## GIVEN INSTRUCTION
Transcribe the listing in full, excluding any pictures.

-=-=-=-=-

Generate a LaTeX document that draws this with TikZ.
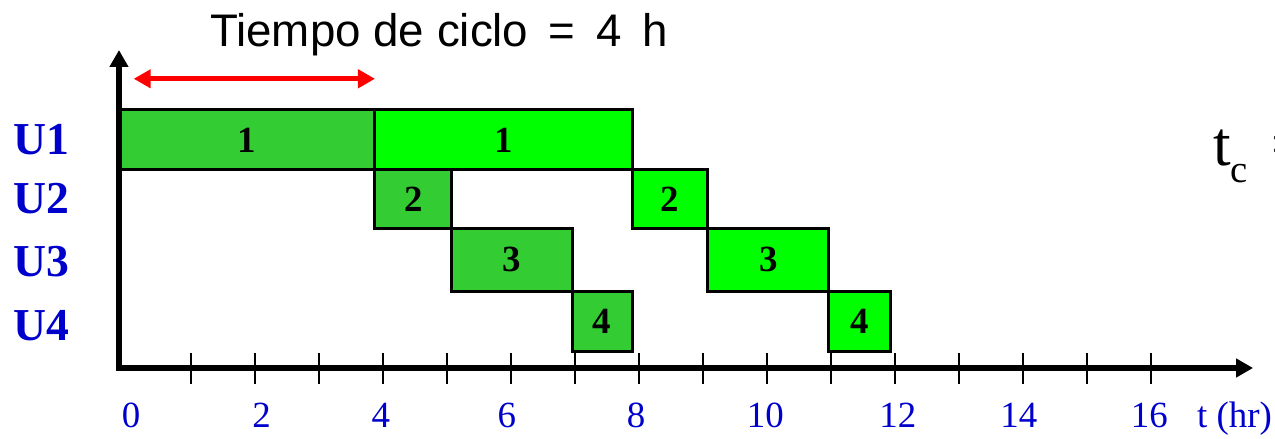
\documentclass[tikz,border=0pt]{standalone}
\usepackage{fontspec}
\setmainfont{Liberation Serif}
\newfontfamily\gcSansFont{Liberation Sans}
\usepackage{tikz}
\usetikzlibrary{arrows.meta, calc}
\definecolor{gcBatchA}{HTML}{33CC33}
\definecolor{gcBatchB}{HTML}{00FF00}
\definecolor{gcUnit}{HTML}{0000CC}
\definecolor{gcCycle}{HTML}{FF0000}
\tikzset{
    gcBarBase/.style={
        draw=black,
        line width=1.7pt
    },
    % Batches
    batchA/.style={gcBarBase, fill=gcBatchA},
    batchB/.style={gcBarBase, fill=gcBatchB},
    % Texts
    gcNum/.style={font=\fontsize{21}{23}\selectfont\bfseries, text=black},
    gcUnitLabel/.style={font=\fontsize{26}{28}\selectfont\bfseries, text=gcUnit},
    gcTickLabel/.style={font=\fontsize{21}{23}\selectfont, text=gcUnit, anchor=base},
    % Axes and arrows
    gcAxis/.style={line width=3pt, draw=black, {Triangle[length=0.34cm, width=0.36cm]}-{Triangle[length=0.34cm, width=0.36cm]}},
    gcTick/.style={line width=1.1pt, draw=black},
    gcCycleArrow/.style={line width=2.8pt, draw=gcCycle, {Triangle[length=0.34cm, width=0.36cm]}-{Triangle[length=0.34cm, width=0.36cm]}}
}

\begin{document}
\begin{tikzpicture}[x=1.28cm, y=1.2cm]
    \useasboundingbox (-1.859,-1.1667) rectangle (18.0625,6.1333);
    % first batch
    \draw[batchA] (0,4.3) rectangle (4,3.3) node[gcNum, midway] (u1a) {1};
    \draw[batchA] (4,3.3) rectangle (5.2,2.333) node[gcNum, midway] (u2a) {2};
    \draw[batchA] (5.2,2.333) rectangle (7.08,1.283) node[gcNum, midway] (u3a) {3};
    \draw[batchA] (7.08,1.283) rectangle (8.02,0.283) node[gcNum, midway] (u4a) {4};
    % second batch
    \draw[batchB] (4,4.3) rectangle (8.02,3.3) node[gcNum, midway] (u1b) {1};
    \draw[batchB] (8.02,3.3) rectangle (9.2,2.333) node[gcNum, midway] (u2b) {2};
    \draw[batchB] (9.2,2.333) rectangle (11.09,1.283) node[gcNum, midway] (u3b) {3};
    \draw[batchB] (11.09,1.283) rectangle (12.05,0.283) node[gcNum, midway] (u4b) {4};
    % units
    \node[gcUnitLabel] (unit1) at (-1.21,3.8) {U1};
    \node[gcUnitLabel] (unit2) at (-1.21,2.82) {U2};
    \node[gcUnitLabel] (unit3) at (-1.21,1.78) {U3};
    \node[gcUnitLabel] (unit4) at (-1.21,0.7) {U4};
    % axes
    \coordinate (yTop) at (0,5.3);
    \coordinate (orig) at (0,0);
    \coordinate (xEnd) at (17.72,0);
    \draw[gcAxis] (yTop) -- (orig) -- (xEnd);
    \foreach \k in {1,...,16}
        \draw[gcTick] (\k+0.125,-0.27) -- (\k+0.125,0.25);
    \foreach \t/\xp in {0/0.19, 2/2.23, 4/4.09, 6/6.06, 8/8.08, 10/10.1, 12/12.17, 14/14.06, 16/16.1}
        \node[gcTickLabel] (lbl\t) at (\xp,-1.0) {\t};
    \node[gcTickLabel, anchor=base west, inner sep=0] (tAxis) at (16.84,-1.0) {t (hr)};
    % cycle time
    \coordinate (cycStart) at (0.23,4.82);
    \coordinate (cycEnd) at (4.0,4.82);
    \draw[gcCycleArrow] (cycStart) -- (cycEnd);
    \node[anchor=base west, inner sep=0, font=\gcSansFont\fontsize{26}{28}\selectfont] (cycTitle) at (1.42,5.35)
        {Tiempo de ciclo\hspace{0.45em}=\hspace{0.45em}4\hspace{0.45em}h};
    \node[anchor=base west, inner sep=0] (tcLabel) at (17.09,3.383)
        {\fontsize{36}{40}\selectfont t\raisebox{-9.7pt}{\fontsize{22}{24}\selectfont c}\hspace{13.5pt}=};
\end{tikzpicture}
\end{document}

-=-=-=-=-

## FULL ANSWER
Generate a LaTeX document that draws this with TikZ.
\documentclass[tikz,border=0pt]{standalone}
\usepackage{fontspec}
\setmainfont{Liberation Serif}
\newfontfamily\gcSansFont{Liberation Sans}
\usepackage{tikz}
\usetikzlibrary{arrows.meta, calc}
\definecolor{gcBatchA}{HTML}{33CC33}
\definecolor{gcBatchB}{HTML}{00FF00}
\definecolor{gcUnit}{HTML}{0000CC}
\definecolor{gcCycle}{HTML}{FF0000}
\tikzset{
    gcBarBase/.style={
        draw=black,
        line width=1.7pt
    },
    % Batches
    batchA/.style={gcBarBase, fill=gcBatchA},
    batchB/.style={gcBarBase, fill=gcBatchB},
    % Texts
    gcNum/.style={font=\fontsize{21}{23}\selectfont\bfseries, text=black},
    gcUnitLabel/.style={font=\fontsize{26}{28}\selectfont\bfseries, text=gcUnit},
    gcTickLabel/.style={font=\fontsize{21}{23}\selectfont, text=gcUnit, anchor=base},
    % Axes and arrows
    gcAxis/.style={line width=3pt, draw=black, {Triangle[length=0.34cm, width=0.36cm]}-{Triangle[length=0.34cm, width=0.36cm]}},
    gcTick/.style={line width=1.1pt, draw=black},
    gcCycleArrow/.style={line width=2.8pt, draw=gcCycle, {Triangle[length=0.34cm, width=0.36cm]}-{Triangle[length=0.34cm, width=0.36cm]}}
}

\begin{document}
\begin{tikzpicture}[x=1.28cm, y=1.2cm]
    \useasboundingbox (-1.859,-1.1667) rectangle (18.0625,6.1333);
    % first batch
    \draw[batchA] (0,4.3) rectangle (4,3.3) node[gcNum, midway] (u1a) {1};
    \draw[batchA] (4,3.3) rectangle (5.2,2.333) node[gcNum, midway] (u2a) {2};
    \draw[batchA] (5.2,2.333) rectangle (7.08,1.283) node[gcNum, midway] (u3a) {3};
    \draw[batchA] (7.08,1.283) rectangle (8.02,0.283) node[gcNum, midway] (u4a) {4};
    % second batch
    \draw[batchB] (4,4.3) rectangle (8.02,3.3) node[gcNum, midway] (u1b) {1};
    \draw[batchB] (8.02,3.3) rectangle (9.2,2.333) node[gcNum, midway] (u2b) {2};
    \draw[batchB] (9.2,2.333) rectangle (11.09,1.283) node[gcNum, midway] (u3b) {3};
    \draw[batchB] (11.09,1.283) rectangle (12.05,0.283) node[gcNum, midway] (u4b) {4};
    % units
    \node[gcUnitLabel] (unit1) at (-1.21,3.8) {U1};
    \node[gcUnitLabel] (unit2) at (-1.21,2.82) {U2};
    \node[gcUnitLabel] (unit3) at (-1.21,1.78) {U3};
    \node[gcUnitLabel] (unit4) at (-1.21,0.7) {U4};
    % axes
    \coordinate (yTop) at (0,5.3);
    \coordinate (orig) at (0,0);
    \coordinate (xEnd) at (17.72,0);
    \draw[gcAxis] (yTop) -- (orig) -- (xEnd);
    \foreach \k in {1,...,16}
        \draw[gcTick] (\k+0.125,-0.27) -- (\k+0.125,0.25);
    \foreach \t/\xp in {0/0.19, 2/2.23, 4/4.09, 6/6.06, 8/8.08, 10/10.1, 12/12.17, 14/14.06, 16/16.1}
        \node[gcTickLabel] (lbl\t) at (\xp,-1.0) {\t};
    \node[gcTickLabel, anchor=base west, inner sep=0] (tAxis) at (16.84,-1.0) {t (hr)};
    % cycle time
    \coordinate (cycStart) at (0.23,4.82);
    \coordinate (cycEnd) at (4.0,4.82);
    \draw[gcCycleArrow] (cycStart) -- (cycEnd);
    \node[anchor=base west, inner sep=0, font=\gcSansFont\fontsize{26}{28}\selectfont] (cycTitle) at (1.42,5.35)
        {Tiempo de ciclo\hspace{0.45em}=\hspace{0.45em}4\hspace{0.45em}h};
    \node[anchor=base west, inner sep=0] (tcLabel) at (17.09,3.383)
        {\fontsize{36}{40}\selectfont t\raisebox{-9.7pt}{\fontsize{22}{24}\selectfont c}\hspace{13.5pt}=};
\end{tikzpicture}
\end{document}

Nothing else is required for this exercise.